Que la Semana Santa y la Pascua sean un tiempo de oración, para nosotros que presentamos las cruces de nuestro sufrimiento, las cruces de nuestra salvación: signos de la victoria del bien sobre el mal, de la vida sobre la muerte, del amor sobre el odio. Y que para vosotros, hermanos, que en vuestros corazones sentís un odio de mercenarios, sea un tiempo para reflexionar sobre el hecho de que la fuerza no puede vencer, aunque pueda, por un poco de tiempo, triunfar.
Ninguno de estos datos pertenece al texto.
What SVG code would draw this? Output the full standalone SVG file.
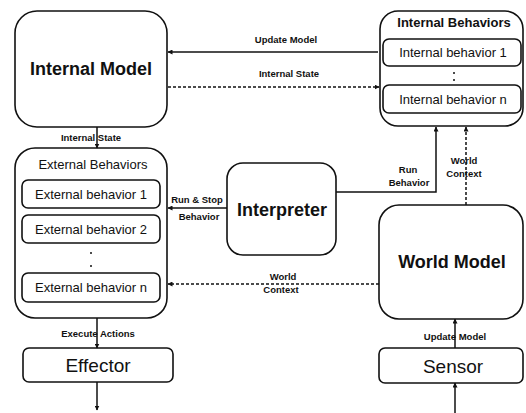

Tenemos la mejor prueba de esto al pie de la cruz de Cristo. También allí hubo violencia, hubo odio a la verdad. Pero fuerza y odio fueron vencidos por el amor activo de Cristo. Por lo tanto, seamos fuertes en el amor, orando por nuestros hermanos extraviados, sin condenar a ninguno, estigmatizando y desenmascarando el mal. Como verdaderos fieles, oremos con las palabras de Cristo, con las palabras pronunciadas por Él en la cruz: «Perdónalos, Padre, porque no saben lo que hacen» (Lc 23, 34). Y concédenos, oh Cristo, ser más sensibles al poder del amor que al de la opresión y el odio (Grazyna Sikorska, Vita e morte di Jerzy Popieluszko, Ed. Queriniana, Brescia, 1986, Messa a Varsavia, marzo 1983, p. 67).

Como siempre, la fuerza del martirio ha tenido y tendrá una fecundidad misionera superior a cualquier forma de predicación, porque “la sangre de los mártires es semilla de nuevos cristianos”.